La Alameda (que los militares rebautizaron con el rimbombante nombre de Libertador Bernardo O’Higgins) ha sido objeto de numerosos cambios en su larga historia. Originalmente fue La Cañada, un brazo semiseco del río Mapocho que se reunificaba con su cauce principal a la altura de Pudahuel. Cuando se bloqueó ese brazo del río a la altura de la actual Plaza Italia, se convirtió en la Alameda de las Delicias, un hermoso lugar para la entonces clase dominante cuyas residencias se extendían al oeste del actual centro hasta las actuales avenidas República y España.

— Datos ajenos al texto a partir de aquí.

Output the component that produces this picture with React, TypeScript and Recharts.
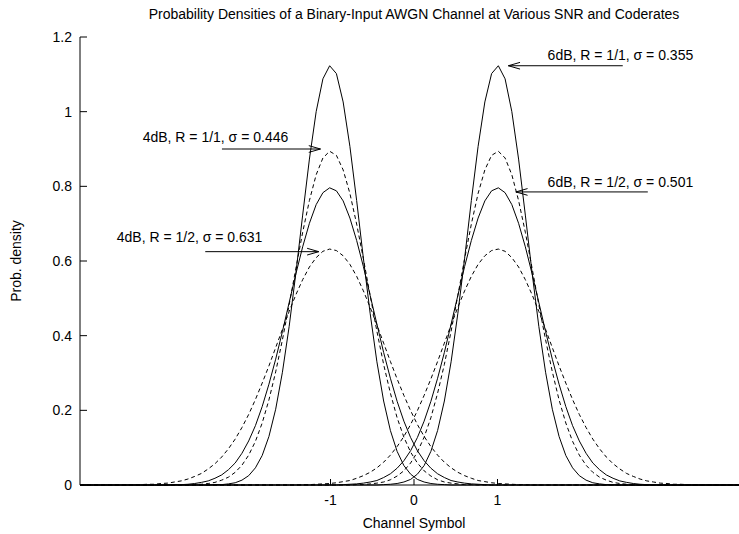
import React from "react"
import { LineChart, Line, XAxis, YAxis, ReferenceLine, ReferenceDot } from "recharts"

// sample points along the channel symbol axis (100 samples over [-4, 4])
const xs = [
  -4, -3.9192, -3.8384, -3.7576, -3.6768, -3.596, -3.5152, -3.4343, -3.3535, -3.2727,
  -3.1919, -3.1111, -3.0303, -2.9495, -2.8687, -2.7879, -2.7071, -2.6263, -2.5455, -2.4646,
  -2.3838, -2.303, -2.2222, -2.1414, -2.0606, -1.9798, -1.899, -1.8182, -1.7374, -1.6566,
  -1.5758, -1.4949, -1.4141, -1.3333, -1.2525, -1.1717, -1.0909, -1.0101, -0.9293, -0.8485,
  -0.7677, -0.6869, -0.6061, -0.5253, -0.4444, -0.3636, -0.2828, -0.202, -0.1212, -0.0404,
  0.0404, 0.1212, 0.202, 0.2828, 0.3636, 0.4444, 0.5253, 0.6061, 0.6869, 0.7677,
  0.8485, 0.9293, 1.0101, 1.0909, 1.1717, 1.2525, 1.3333, 1.4141, 1.4949, 1.5758,
  1.6566, 1.7374, 1.8182, 1.899, 1.9798, 2.0606, 2.1414, 2.2222, 2.303, 2.3838,
  2.4646, 2.5455, 2.6263, 2.7071, 2.7879, 2.8687, 2.9495, 3.0303, 3.1111, 3.1919,
  3.2727, 3.3535, 3.4343, 3.5152, 3.596, 3.6768, 3.7576, 3.8384, 3.9192, 4,
]

// densities of the curve around symbol -1 at each sample (the +1 curve is its mirror)
const sigma355 = [
  0, 0, 0, 0, 0, 0, 0, 0, 0, 0,
  0, 0, 0, 0, 0, 0, 0, 0, 0, 0,
  0.001, 0.001, 0.003, 0.006, 0.013, 0.025, 0.046, 0.079, 0.13, 0.203,
  0.302, 0.425, 0.569, 0.723, 0.873, 1.0, 1.088, 1.123, 1.102, 1.026,
  0.907, 0.762, 0.607, 0.46, 0.33, 0.225, 0.146, 0.09, 0.052, 0.029,
  0.015, 0.008, 0.004, 0.002, 0.001, 0, 0, 0, 0, 0,
  0, 0, 0, 0, 0, 0, 0, 0, 0, 0,
  0, 0, 0, 0, 0, 0, 0, 0, 0, 0,
  0, 0, 0, 0, 0, 0, 0, 0, 0, 0,
  0, 0, 0, 0, 0, 0, 0, 0, 0, 0,
]
const sigma446 = [
  0, 0, 0, 0, 0, 0, 0, 0, 0, 0,
  0, 0, 0, 0, 0, 0, 0.001, 0.001, 0.002, 0.004,
  0.007, 0.013, 0.021, 0.034, 0.053, 0.08, 0.117, 0.166, 0.228, 0.303,
  0.389, 0.483, 0.581, 0.677, 0.762, 0.831, 0.876, 0.894, 0.883, 0.844,
  0.781, 0.699, 0.606, 0.508, 0.412, 0.323, 0.246, 0.18, 0.128, 0.088,
  0.059, 0.038, 0.024, 0.014, 0.008, 0.005, 0.003, 0.001, 0.001, 0,
  0, 0, 0, 0, 0, 0, 0, 0, 0, 0,
  0, 0, 0, 0, 0, 0, 0, 0, 0, 0,
  0, 0, 0, 0, 0, 0, 0, 0, 0, 0,
  0, 0, 0, 0, 0, 0, 0, 0, 0, 0,
]
const sigma501 = [
  0, 0, 0, 0, 0, 0, 0, 0, 0, 0,
  0, 0, 0, 0, 0.001, 0.001, 0.002, 0.004, 0.007, 0.011,
  0.018, 0.027, 0.041, 0.059, 0.085, 0.118, 0.159, 0.21, 0.27, 0.337,
  0.411, 0.489, 0.566, 0.638, 0.701, 0.751, 0.783, 0.796, 0.788, 0.761,
  0.715, 0.655, 0.585, 0.508, 0.431, 0.355, 0.286, 0.224, 0.171, 0.127,
  0.092, 0.065, 0.045, 0.03, 0.02, 0.012, 0.008, 0.005, 0.003, 0.002,
  0.001, 0, 0, 0, 0, 0, 0, 0, 0, 0,
  0, 0, 0, 0, 0, 0, 0, 0, 0, 0,
  0, 0, 0, 0, 0, 0, 0, 0, 0, 0,
  0, 0, 0, 0, 0, 0, 0, 0, 0, 0,
]
const sigma631 = [
  0, 0, 0, 0, 0, 0, 0, 0, 0.001, 0.001,
  0.002, 0.002, 0.004, 0.005, 0.008, 0.011, 0.016, 0.023, 0.031, 0.043,
  0.057, 0.075, 0.097, 0.123, 0.154, 0.189, 0.229, 0.273, 0.319, 0.368,
  0.417, 0.465, 0.51, 0.55, 0.584, 0.609, 0.626, 0.632, 0.628, 0.614,
  0.591, 0.559, 0.52, 0.476, 0.429, 0.38, 0.331, 0.284, 0.24, 0.199,
  0.162, 0.13, 0.103, 0.08, 0.061, 0.046, 0.034, 0.025, 0.018, 0.012,
  0.009, 0.006, 0.004, 0.003, 0.002, 0.001, 0.001, 0, 0, 0,
  0, 0, 0, 0, 0, 0, 0, 0, 0, 0,
  0, 0, 0, 0, 0, 0, 0, 0, 0, 0,
  0, 0, 0, 0, 0, 0, 0, 0, 0, 0,
]

const xTicks = [-1, 0, 1]
const xTickLabels = ["-1", "0", "1"]
const yTicks = [0, 0.2, 0.4, 0.6, 0.8, 1, 1.2]
const yTickLabels = ["0", "0.2", "0.4", "0.6", "0.8", "1", "1.2"]

// annotations: text anchor and arrow (tail -> head), in data units
const annoTexts = [
  "6dB, R = 1/1, σ = 0.355",
  "6dB, R = 1/2, σ = 0.501",
  "4dB, R = 1/1, σ = 0.446",
  "4dB, R = 1/2, σ = 0.631",
]
const annoTextX = [1.6, 1.6, -3.25, -3.56]
const annoTextY = [1.138, 0.797, 0.918, 0.65]
const arrowFromX = [2.5, 2.8, -2.3, -2.5]
const arrowToX = [1.13, 1.22, -1.12, -1.14]
const arrowY = [1.123, 0.785, 0.9, 0.625]

const FONT = "'Liberation Sans', Arial, Helvetica, sans-serif"
const HEAD_LEN = 0.14
const HEAD_HALF = 0.009

const n = xs.length
const rows = xs.map((x, i) => ({
  x,
  s355m: sigma355[i],
  s355p: sigma355[n - 1 - i],
  s446m: sigma446[i],
  s446p: sigma446[n - 1 - i],
  s501m: sigma501[i],
  s501p: sigma501[n - 1 - i],
  s631m: sigma631[i],
  s631p: sigma631[n - 1 - i],
}))

const series = [
  { key: "s355m", dash: undefined },
  { key: "s355p", dash: undefined },
  { key: "s501m", dash: undefined },
  { key: "s501p", dash: undefined },
  { key: "s446m", dash: "4 3" },
  { key: "s446p", dash: "4 3" },
  { key: "s631m", dash: "4 3" },
  { key: "s631p", dash: "4 3" },
]

const YTick = (props: any) => {
  const { x, y, payload } = props
  const i = yTicks.indexOf(payload.value)
  return (
    <g>
      <line x1={x + 8} x2={x + 15} y1={y} y2={y} stroke="#000" />
      <text x={x} y={y} dy={5} textAnchor="end" fontSize={14} fill="#000">
        {yTickLabels[i]}
      </text>
    </g>
  )
}

const XTick = (props: any) => {
  const { x, y, payload } = props
  const i = xTicks.indexOf(payload.value)
  return (
    <g>
      <line x1={x} x2={x} y1={y} y2={y - 6} stroke="#000" />
      <text x={x} y={y + 20} textAnchor="middle" fontSize={14} fill="#000">
        {xTickLabels[i]}
      </text>
    </g>
  )
}

export default function App() {
  return (
    <div
      style={{
        position: "absolute",
        left: 0,
        top: 0,
        width: 739,
        height: 534,
        overflow: "hidden",
        background: "#fff",
        fontFamily: FONT,
      }}
    >
      <div
        style={{
          position: "absolute",
          left: 0,
          top: 6,
          width: 828,
          textAlign: "center",
          fontSize: 14,
          lineHeight: "16px",
          color: "#000",
        }}
      >
        Probability Densities of a Binary-Input AWGN Channel at Various SNR and Coderates
      </div>
      <LineChart width={760} height={534} data={rows} margin={{ top: 37, right: 12, bottom: 0, left: 20 }}>
        <XAxis
          type="number"
          dataKey="x"
          domain={[-4, 4]}
          ticks={xTicks}
          interval={0}
          height={49}
          tickSize={0}
          tickMargin={0}
          tickLine={false}
          axisLine={{ stroke: "#000" }}
          tick={<XTick />}
          label={{
            content: () => (
              <text x={414} y={528} textAnchor="middle" fontSize={14} fill="#000">
                Channel Symbol
              </text>
            ),
          }}
        />
        <YAxis
          type="number"
          domain={[0, 1.2]}
          ticks={yTicks}
          interval={0}
          width={60}
          tickSize={0}
          tickMargin={8}
          tickLine={false}
          axisLine={{ stroke: "#000" }}
          tick={<YTick />}
          label={{
            content: () => (
              <text
                x={16}
                y={261}
                transform="rotate(-90, 16, 261)"
                textAnchor="middle"
                dominantBaseline="central"
                fontSize={14}
                fill="#000"
              >
                Prob. density
              </text>
            ),
          }}
        />
        {series.map((s) => (
          <Line
            key={s.key}
            type="linear"
            dataKey={s.key}
            stroke="#000"
            strokeWidth={1}
            strokeDasharray={s.dash}
            dot={false}
            activeDot={false}
            isAnimationActive={false}
          />
        ))}
        {annoTexts.map((_, i) => {
          const dir = arrowFromX[i] > arrowToX[i] ? 1 : -1
          const hx = arrowToX[i] + dir * HEAD_LEN
          return (
            <React.Fragment key={`arrow-${i}`}>
              <ReferenceLine
                segment={[
                  { x: arrowFromX[i], y: arrowY[i] },
                  { x: arrowToX[i], y: arrowY[i] },
                ]}
                stroke="#000"
                ifOverflow="visible"
              />
              <ReferenceLine
                segment={[
                  { x: hx, y: arrowY[i] + HEAD_HALF },
                  { x: arrowToX[i], y: arrowY[i] },
                ]}
                stroke="#000"
                ifOverflow="visible"
              />
              <ReferenceLine
                segment={[
                  { x: hx, y: arrowY[i] - HEAD_HALF },
                  { x: arrowToX[i], y: arrowY[i] },
                ]}
                stroke="#000"
                ifOverflow="visible"
              />
            </React.Fragment>
          )
        })}
        {annoTexts.map((t, i) => (
          <ReferenceDot
            key={`label-${i}`}
            x={annoTextX[i]}
            y={annoTextY[i]}
            r={0}
            fill="none"
            stroke="none"
            ifOverflow="visible"
            label={{
              content: (p: any) => (
                <text x={p.viewBox.x} y={p.viewBox.y} fontSize={14} fill="#000">
                  {t}
                </text>
              ),
            }}
          />
        ))}
      </LineChart>
    </div>
  )
}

Francisco Flores del Campo inmortalizó la imagen de la hermosa mujer del entonces elegante barrio en su tema Alameda del 900: “Por la Alameda del 900, la santiaguina salió a pasear…”  (la versión más popular la hizo el duo de Doris y Rossie). El llamado afán modernizador de diversas autoridades causaría muchos cambios a la Alameda, algunos buenos y otros no tanto. La más emblemática obra del teatro musical chileno, La pérgola de las flores, de Isidora Aguirre y con música del ya mencionado Flores del Campo, retrata de un modo irónico algo de ese afán de hacer cambios a nuestra icónica avenida. El conjunto de kioscos de floristas que se ubicaba enfrente de la iglesia San Francisco y su eventual remoción para ensanchar la Alameda es el tema central de la obra. Hay incluso un personaje, el Urbanista Valenzuela, que a modo de los actuales expertos proponía drásticos cambios “modernizantes” que no descartaban demoler la emblemática iglesia. Y—esto no es broma—hubo en su momento, serios proponentes para tal idea: el edificio público más bello y representativo de la capital chilena fue visto por algunos como un “obstáculo para el progreso urbano”, léase para “el tránsito de automóviles”.

En tiempos más modernos probablemente los cambios más interesantes y de carácter más progresista hechos a la Alameda, ocurrieron en los años 50 y 60, con la plantación de álamos (removidos y reemplazados por plátanos orientales por la dictadura) y un diseño al estilo parisino de estilo boulevard que favorecía un uso equilibrado entre peatones, transporte público y automóviles privados.

Hay entonces, que ser muy cuidadoso con las nuevas ideas que se propongan, en particular en este caso con la eliminación de la rotonda de Plaza Italia porque tal cosa, simplemente, terminará por desfigurar completamente ese sector de la ciudad, y lo cierto es que no estoy muy seguro que sea para bien. Esos “expertos” no nos deben merecer mucha confianza en que sus recetas vayan a ser beneficiosas para la ciudad, especialmente considerando que un centro urbano de gran población como es nuestra capital requiere de una adecuada funcionalidad—eso es cierto, y la fluidez vehicular hace parte de esta—pero también debe responder a otras necesidades menos tangibles: un entorno grato para los habitantes y en esto, una satisfacción estética es muy importante. El pueblo también merece disfrutar de una belleza ambiental. Creo que esto último está ausente en esas nuevas propuestas, demasiado técnicas, pero no suficientemente humanas.